Joliet Man Arrested on Arson and Civil Rights Charges for Allegedly Setting Fire to Home of African-American Family
|U.S. Attorney’s Office May 30, 2012|
CHICAGO—Accused of targeting an African-American family because of their race, a Joliet man was arrested today by FBI agents on federal arson and civil rights charges for allegedly setting fire to their home on his street. No one was injured in the early morning blaze in June 2007, although the home was occupied by eight children and an adult at the time of the fire.
The defendant, Brian James Moudry, was charged with one count each of arson, using fire to interfere with housing rights on the basis of race, and using fire to commit another felony in a three-count indictment that was returned by a federal grand jury last Thursday and unsealed today following his arrest.
Moudry, 35, of the 300 block of South Reed Street in Joliet, was scheduled to appear at 9:30 a.m. tomorrow before Magistrate Judge Jeffrey Gilbert in U.S. District Court.
“The federal government takes very seriously its responsibilities to protect members of all racial and ethnic groups from intimidation and violence.
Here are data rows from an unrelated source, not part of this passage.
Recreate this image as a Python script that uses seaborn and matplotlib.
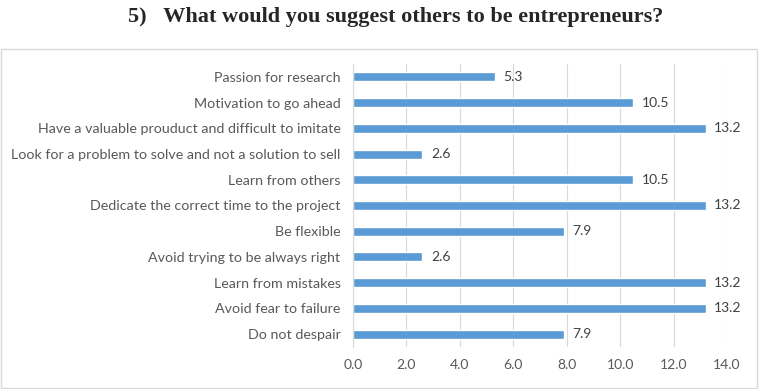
import pandas as pd
import matplotlib.pyplot as plt
import matplotlib.patches as patches
import seaborn as sns

# ============================================================
# Data
# ============================================================

answers = [
    "Passion for research",
    "Motivation to go ahead",
    "Have a valuable prouduct and difficult to imitate",
    "Look for a problem to solve and not a solution to sell",
    "Learn from others",
    "Dedicate the correct time to the project",
    "Be flexible",
    "Avoid trying to be always right",
    "Learn from mistakes",
    "Avoid fear to failure",
    "Do not despair",
]
percent = [5.3, 10.5, 13.2, 2.6, 10.5, 13.2, 7.9, 2.6, 13.2, 13.2, 7.9]
x_ticks = [0, 2, 4, 6, 8, 10, 12, 14]

df = pd.DataFrame({"Answer": answers, "Percent": percent})

# ============================================================
# Plot
# ============================================================

sns.set_style("white")
plt.rcParams["font.family"] = ["Lato", "DejaVu Sans"]

fig = plt.figure(figsize=(7.61, 3.89), dpi=100)
ax = fig.add_axes([0.4639, 0.108, 0.4914, 0.7275])

sns.barplot(
    data=df,
    x="Percent",
    y="Answer",
    orient="h",
    color="#5B9BD5",
    width=0.35,
    saturation=1,
    ax=ax,
)

ax.set_xlim(0, 14)
ax.set_xticks(x_ticks)
ax.set_xticklabels([f"{t:.1f}" for t in x_ticks])
ax.set_xlabel("")
ax.set_ylabel("")
ax.grid(axis="x", color="#D9D9D9", linewidth=0.8)
ax.set_axisbelow(True)

for s in ["top", "right", "bottom"]:
    ax.spines[s].set_visible(False)
ax.spines["left"].set_color("#D9D9D9")
ax.spines["left"].set_linewidth(0.8)

ax.tick_params(axis="y", length=0, labelsize=10.3, labelcolor="#595959", pad=9)
ax.tick_params(axis="x", length=0, labelsize=10, labelcolor="#595959", pad=9)

for container in ax.containers:
    ax.bar_label(container, fmt="%.1f", padding=6, fontsize=10, color="#404040")

# chart border
fig.patches.append(patches.Rectangle(
    (0.001, 0.003), 0.994, 0.871, transform=fig.transFigure,
    fill=False, edgecolor="#D9D9D9", linewidth=1.0))

fig.text(0.52, 0.957, "5)   What would you suggest others to be entrepreneurs?",
         ha="center", va="center", fontsize=16, fontweight="bold",
         family=["Liberation Serif", "DejaVu Serif"])

plt.savefig("out.png", dpi=100)
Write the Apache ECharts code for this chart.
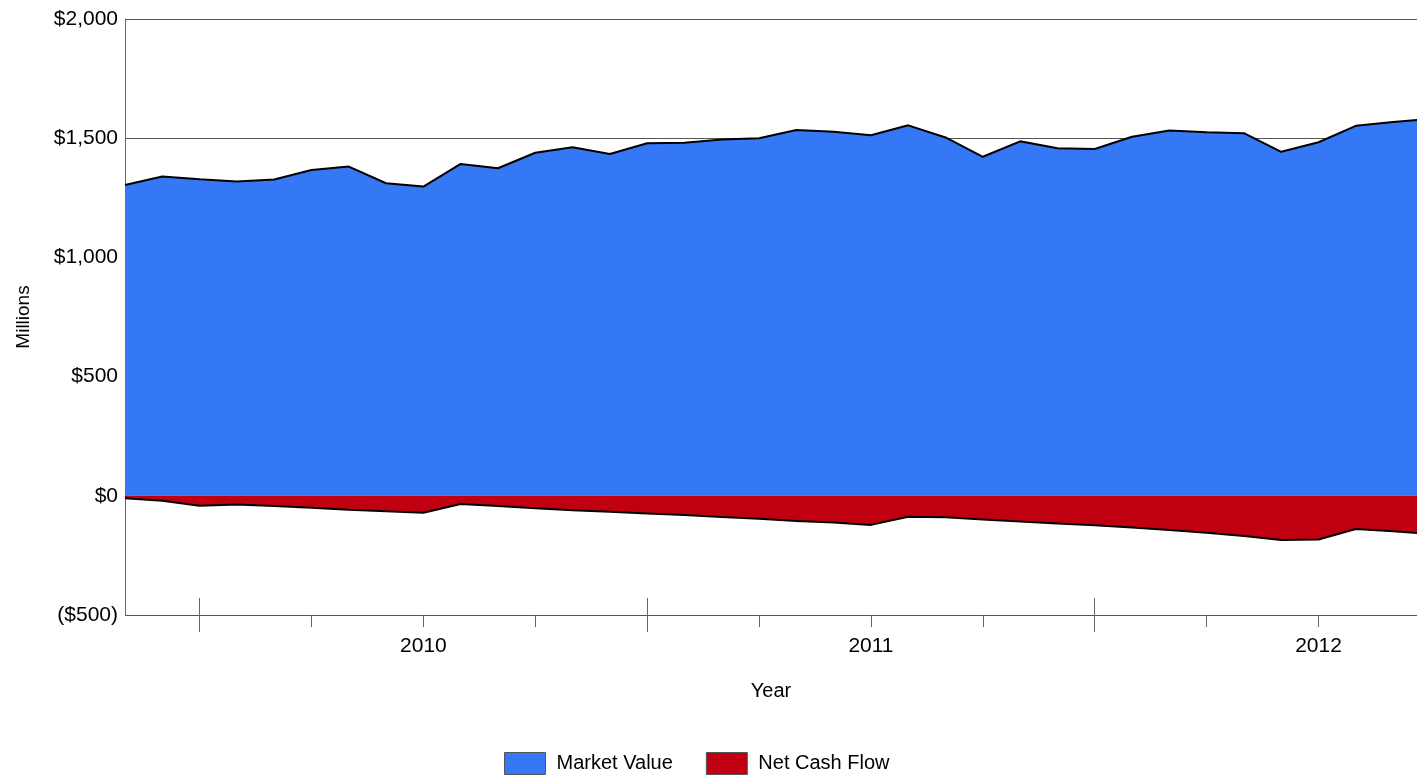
<!DOCTYPE html>
<html lang="en">

<head>
    <meta charset="UTF-8">
    <title>Market Value vs Net Cash Flow</title>
    <style>
        * {
            margin: 0;
            padding: 0;
            box-sizing: border-box;
        }

        html,
        body {
            height: 100%;
            background: #fff;
        }

        #box {
            width: 1417px;
            height: 776px;
        }
    </style>
    <script src="https://cdn.jsdelivr.net/npm/echarts@6/dist/echarts.min.js"></script>
</head>

<body>
    <div id="box"></div>

    <script>
        // monthly points, Nov 2009 .. Oct 2012 (last one is cut by the plot edge)
        var months = ['2009-11', '2009-12', '2010-01', '2010-02', '2010-03', '2010-04', '2010-05', '2010-06',
            '2010-07', '2010-08', '2010-09', '2010-10', '2010-11', '2010-12', '2011-01', '2011-02',
            '2011-03', '2011-04', '2011-05', '2011-06', '2011-07', '2011-08', '2011-09', '2011-10',
            '2011-11', '2011-12', '2012-01', '2012-02', '2012-03', '2012-04', '2012-05', '2012-06',
            '2012-07', '2012-08', '2012-09', '2012-10'];
        var marketValue = [1304, 1339, 1328, 1318, 1327, 1367, 1381, 1311, 1297, 1392, 1374, 1439,
            1462, 1434, 1479, 1481, 1495, 1500, 1534, 1527, 1512, 1554, 1503, 1422,
            1487, 1458, 1455, 1506, 1532, 1525, 1521, 1443, 1483, 1552, 1568, 1581];
        var netCashFlow = [-10, -21, -42, -36, -43, -50, -58, -65, -71, -34, -43, -52,
            -61, -67, -74, -81, -89, -96, -106, -112, -122, -88, -90, -99,
            -108, -116, -124, -133, -143, -155, -169, -185, -183, -139, -149, -160];

        // x axis: year labels sit mid-year, long ticks at year starts, short ticks each quarter
        var yearLabels = { '2010-07': '2010', '2011-07': '2011', '2012-07': '2012' };
        var yearStarts = ['2010-01', '2011-01', '2012-01'];
        var quarterTicks = ['2010-04', '2010-07', '2010-10', '2011-04', '2011-07', '2011-10',
            '2012-04', '2012-07'];
        var xMax = 34.64;

        function pos(m) {
            return months.indexOf(m);
        }
        function pairs(arr) {
            return arr.map(function (v, i) { return [i, v]; });
        }

        var font = '"Liberation Sans", Arial, sans-serif';
        var axisGray = '#666';

        var myChart = echarts.init(document.getElementById('box'));

        var labelPos = Object.keys(yearLabels).map(pos);

        // overlay axes only used to draw tick marks
        function tickAxis(values, inside, len) {
            return {
                type: 'value', min: 0, max: xMax, position: 'bottom', offset: 0,
                axisLine: { show: false },
                axisLabel: { show: false },
                splitLine: { show: false },
                axisTick: {
                    show: true, inside: inside, length: len,
                    customValues: values.map(pos),
                    lineStyle: { color: axisGray, width: 1 }
                }
            };
        }

        myChart.setOption({
            animation: false,
            textStyle: { fontFamily: font },
            grid: { left: 125, right: 0, top: 19, bottom: 161, containLabel: false, outerBoundsMode: 'none' },
            legend: {
                top: 747,
                left: 499,
                icon: 'rect',
                itemWidth: 41,
                itemHeight: 22,
                itemGap: 33,
                itemStyle: { borderColor: '#555', borderWidth: 1 },
                textStyle: { fontSize: 20, color: '#000', fontFamily: font, padding: [0, 0, 0, 6] },
                data: ['Market Value', 'Net Cash Flow']
            },
            xAxis: [{
                type: 'value',
                min: 0,
                max: xMax,
                name: 'Year',
                nameLocation: 'middle',
                nameGap: 66,
                nameTextStyle: { fontSize: 20, color: '#000', fontFamily: font },
                axisLine: { lineStyle: { color: axisGray, width: 1 } },
                axisTick: { show: false },
                axisLabel: {
                    customValues: labelPos,
                    margin: 21,
                    fontSize: 21,
                    color: '#000',
                    formatter: function (v) {
                        return yearLabels[months[Math.round(v)]] || '';
                    }
                },
                splitLine: { show: false }
            },
            tickAxis(quarterTicks, false, 12),
            tickAxis(yearStarts, false, 17),
            tickAxis(yearStarts, true, 17)],
            yAxis: {
                type: 'value',
                min: -500,
                max: 2000,
                interval: 500,
                name: 'Millions',
                nameLocation: 'middle',
                nameGap: 92,
                nameRotate: 90,
                nameTextStyle: { fontSize: 19, color: '#000', fontFamily: font },
                axisLine: { show: true, lineStyle: { color: axisGray, width: 1 } },
                axisTick: { show: false },
                axisLabel: {
                    margin: 7,
                    fontSize: 21,
                    color: '#000',
                    formatter: function (v) {
                        var s = '$' + Math.abs(v).toLocaleString('en-US');
                        return v < 0 ? '(' + s + ')' : s;
                    }
                },
                splitLine: { show: true, lineStyle: { color: '#555', width: 1 } }
            },
            series: [
                {
                    name: 'Market Value',
                    type: 'line',
                    data: pairs(marketValue),
                    symbol: 'none',
                    clip: true,
                    itemStyle: { color: '#3478f5' },
                    lineStyle: { color: '#000', width: 2 },
                    areaStyle: { color: '#3478f5', opacity: 1, origin: 0 }
                },
                {
                    name: 'Net Cash Flow',
                    type: 'line',
                    data: pairs(netCashFlow),
                    symbol: 'none',
                    clip: true,
                    itemStyle: { color: '#c00010' },
                    lineStyle: { color: '#000', width: 2 },
                    areaStyle: { color: '#c00010', opacity: 1, origin: 0 }
                }
            ]
        });

        window.onresize = function () {
            myChart.resize();
        }
    </script>
</body>

</html>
We appreciate very much the hard work of the agents who pursued this investigation with great tenacity,” said Patrick J. Fitzgerald, United States Attorney for the Northern District of Illinois, who announced the arrest and charges with Robert D. Grant, Special Agent in Charge of the Chicago Office of the Federal Bureau of Investigation.
According to the indictment, Moudry set fire to a house located in the 300 block of South Reed Street on June 17, 2007. The fire was reported at approximately 4:10 a.m. The indictment alleges that Moudry set the fire to “injure, intimidate, and interfere with, and attempt to injure, intimidate and interfere with, Victim A and her family, all of whom were African-American, because of their race” and because they were renting and occupying the dwelling. The family moved after the fire.
The arson charge carries a mandatory minimum of five years and a maximum of 20 years in prison; arson to interfere with housing rights carries a maximum penalty of 10 years in prison; and arson while committing another felony carries a mandatory prison term of 10 years, which must be served consecutively to any other sentence, and each count carries a maximum fine of $250,000. If convicted, the court must impose a reasonable sentence under federal statutes and the advisory United States Sentencing Guidelines.
The government is being represented by Assistant United States Attorney Nancy DePodesta.
The public is reminded that an indictment contains only charges and is not evidence of guilt. The defendant is presumed innocent and is entitled to a fair trial at which the government has the burden of proving guilt beyond a reasonable doubt.